Spotted owl wanes despite protection
OLYMPIC NATIONAL PARK, Wash. – Two decades after the wrenching drive to save an obscure bird divided Americans and reshaped the economy of the Pacific Northwest, the northern spotted owl is disappearing anyway.
Even the most optimistic biologists now admit that the docile owl – revered and reviled as one of the more contentious symbols the nation has known – will probably never fully recover.
Intensive logging of the spotted owl’s old-growth forest home threw the first punch that sent the species reeling. But the knockout blow is coming from a direction that scientists who drew up plans to save the owl didn’t count on: nature itself.
The versatile and voracious barred owl is proving far more adept at getting rid of the smaller owl than the Endangered Species Act was at saving it:
•Fewer than 25 spotted owls remain in British Columbia, the northern fringe of its range – and where barred owls first moved into the West. Biologists say the best hope for Canada’s spotted owls would be for zoos to capture and breed them, and perhaps someday return them to the wild.
•Spotted owls are vanishing inside Olympic National Park, where logging never disturbed them. A biologist looking for them says it sometimes seems like searching for the long-lost ivory-billed woodpecker. Barred owl numbers, though, are “through the roof.”
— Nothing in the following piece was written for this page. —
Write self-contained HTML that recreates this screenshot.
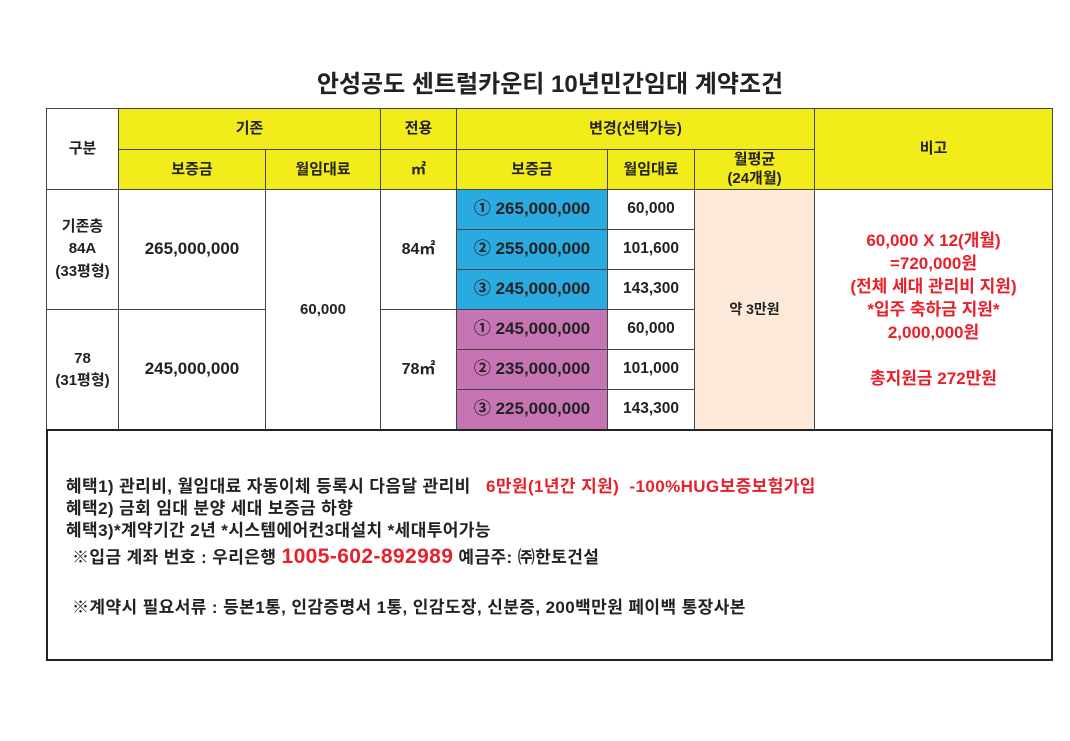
<!DOCTYPE html>
<html><head><meta charset="utf-8">
<style>
body{margin:0;width:1070px;height:741px;background:#fff;position:relative;overflow:hidden;font-family:"Liberation Sans","Noto Sans CJK KR","NanumGothic",sans-serif;color:#222;}
.c{position:absolute;box-sizing:border-box;border:1px solid #444;display:flex;align-items:center;justify-content:center;text-align:center;font-size:15px;font-weight:bold;line-height:1.45;}
.y{background:#f2ec1b;}
.b{background:#29aae1;font-size:17px;}
.p{background:#c774b4;font-size:17px;}
.pe{background:#fde9d9;}
.r{color:#e8202a;}
.rn{font-size:15.5px;}
.t{position:absolute;font-size:17px;letter-spacing:0.4px;font-weight:bold;white-space:nowrap;}
</style></head><body>
<div style="position:absolute;left:0;width:1100px;top:64px;text-align:center;font-size:24px;font-weight:bold;">안성공도 센트럴카운티 10년민간임대 계약조건</div>

<div class="c" style="left:46px;top:108px;width:73px;height:82px;">구분</div>
<div class="c y" style="left:118px;top:108px;width:263px;height:42px;">기존</div>
<div class="c y" style="left:380px;top:108px;width:77px;height:42px;">전용</div>
<div class="c y" style="left:456px;top:108px;width:359px;height:42px;">변경(선택가능)</div>
<div class="c y" style="left:814px;top:108px;width:239px;height:82px;">비고</div>
<div class="c y" style="left:118px;top:149px;width:148px;height:41px;">보증금</div>
<div class="c y" style="left:265px;top:149px;width:116px;height:41px;">월임대료</div>
<div class="c y" style="left:380px;top:149px;width:77px;height:41px;">㎡</div>
<div class="c y" style="left:456px;top:149px;width:152px;height:41px;">보증금</div>
<div class="c y" style="left:607px;top:149px;width:88px;height:41px;">월임대료</div>
<div class="c y" style="left:694px;top:149px;width:121px;height:41px;line-height:1.25;">월평균<br>(24개월)</div>

<div class="c" style="left:46px;top:189px;width:73px;height:121px;line-height:1.5;">기존층<br>84A<br>(33평형)</div>
<div class="c" style="left:46px;top:309px;width:73px;height:121px;">78<br>(31평형)</div>
<div class="c" style="left:118px;top:189px;width:148px;height:121px;font-size:17px;">265,000,000</div>
<div class="c" style="left:118px;top:309px;width:148px;height:121px;font-size:17px;">245,000,000</div>
<div class="c" style="left:265px;top:189px;width:116px;height:241px;">60,000</div>
<div class="c" style="left:380px;top:189px;width:77px;height:121px;font-size:16px;">84㎡</div>
<div class="c" style="left:380px;top:309px;width:77px;height:121px;font-size:16px;">78㎡</div>

<div class="c b" style="left:456px;top:189px;width:152px;height:41px;">① 265,000,000</div>
<div class="c b" style="left:456px;top:229px;width:152px;height:41px;">② 255,000,000</div>
<div class="c b" style="left:456px;top:269px;width:152px;height:41px;">③ 245,000,000</div>
<div class="c p" style="left:456px;top:309px;width:152px;height:41px;">① 245,000,000</div>
<div class="c p" style="left:456px;top:349px;width:152px;height:41px;">② 235,000,000</div>
<div class="c p" style="left:456px;top:389px;width:152px;height:41px;">③ 225,000,000</div>

<div class="c rn" style="left:607px;top:189px;width:88px;height:41px;">60,000</div>
<div class="c rn" style="left:607px;top:229px;width:88px;height:41px;">101,600</div>
<div class="c rn" style="left:607px;top:269px;width:88px;height:41px;">143,300</div>
<div class="c rn" style="left:607px;top:309px;width:88px;height:41px;">60,000</div>
<div class="c rn" style="left:607px;top:349px;width:88px;height:41px;">101,000</div>
<div class="c rn" style="left:607px;top:389px;width:88px;height:41px;">143,300</div>

<div class="c pe" style="left:694px;top:189px;width:121px;height:241px;font-size:14px;">약 3만원</div>
<div class="c r" style="left:814px;top:189px;width:239px;height:241px;font-size:17px;line-height:23px;">60,000 X 12(개월)<br>=720,000원<br>(전체 세대 관리비 지원)<br>*입주 축하금 지원*<br>2,000,000원<br><br>총지원금 272만원</div>

<div style="position:absolute;left:46px;top:429px;width:1007px;height:232px;box-sizing:border-box;border:2px solid #222;"></div>
<div class="t" style="left:66px;top:472px;">혜택1) 관리비, 월임대료 자동이체 등록시 다음달 관리비 &nbsp;&nbsp;<span class="r">6만원(1년간 지원) &nbsp;-100%HUG보증보험가입</span></div>
<div class="t" style="left:66px;top:494px;">혜택2) 금회 임대 분양 세대 보증금 하향</div>
<div class="t" style="left:66px;top:516px;">혜택3)*계약기간 2년 *시스템에어컨3대설치 *세대투어가능</div>
<div class="t" style="left:72px;top:543px;">※입금 계좌 번호 : 우리은행 <span class="r" style="font-size:21px;">1005-602-892989</span> 예금주: ㈜한토건설</div>
<div class="t" style="left:72px;top:593px;">※계약시 필요서류 : 등본1통, 인감증명서 1통, 인감도장, 신분증, 200백만원 페이백 통장사본</div>
</body></html>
•Researchers fitting owls with radio transmitters and tracking them in Oregon’s woods are finding more barred owls than anyone realized. A few decades ago, no barred owls existed there; now they outnumber spotted owls more than 2-to-1.
“It looks like we may have really underestimated the number of barred owls,” said David Wiens, a leader of the study based at Oregon State University.
Eric Forsman, a U.S. Forest Service biologist whose research put the spotted owl on the map, is helping oversee the study with Wiens. “I think we’re going to be depressed when it’s all over,” Forsman said.
The spotted owl was not the only reason for protecting Northwest forests, but it was the trigger. With its dependence on towering old trees, the owl brought the Endangered Species Act into play during the logging boom of the 1980s. Judges finally put a stop to the cutting that threatened it.
Sawmills were shut; thousands of loggers lost jobs. Technology and global trade were altering the timber industry at the same time, eliminating jobs, too, but the spotted owl came to embody a sharp and, for many, painful break from the region’s proud logging history.
Rural restaurants put spotted owls on their menus, and parade marchers burned the reclusive bird in effigy. T-shirts and bumper stickers urged: “Save a logger, eat an owl.”
“The spotted owl was really just a symbol for a much broader ecological and political debate,” Forsman said. “Regardless of what happens to the spotted owl, I don’t think that debate will change.”
Given enough protected forests, biologists thought, the spotted owl would rebound. They did not foresee competition moving in so fast.
The Endangered Species Act does not allow giving up on spotted owls. So federal biologists, under a new owl recovery plan, want to launch an assault on barred owls – shooting them out of some patches of forest to see whether it helps spotted owls.
But will that work any better?
“Unless you are prepared to remove barred owls forever, I don”t think it’s realistic,” Forsman said. “At best, we’re going to end up with some considerably reduced population. At worst, who knows? All species eventually go extinct. … That certainly could be the worst-case scenario, yes.”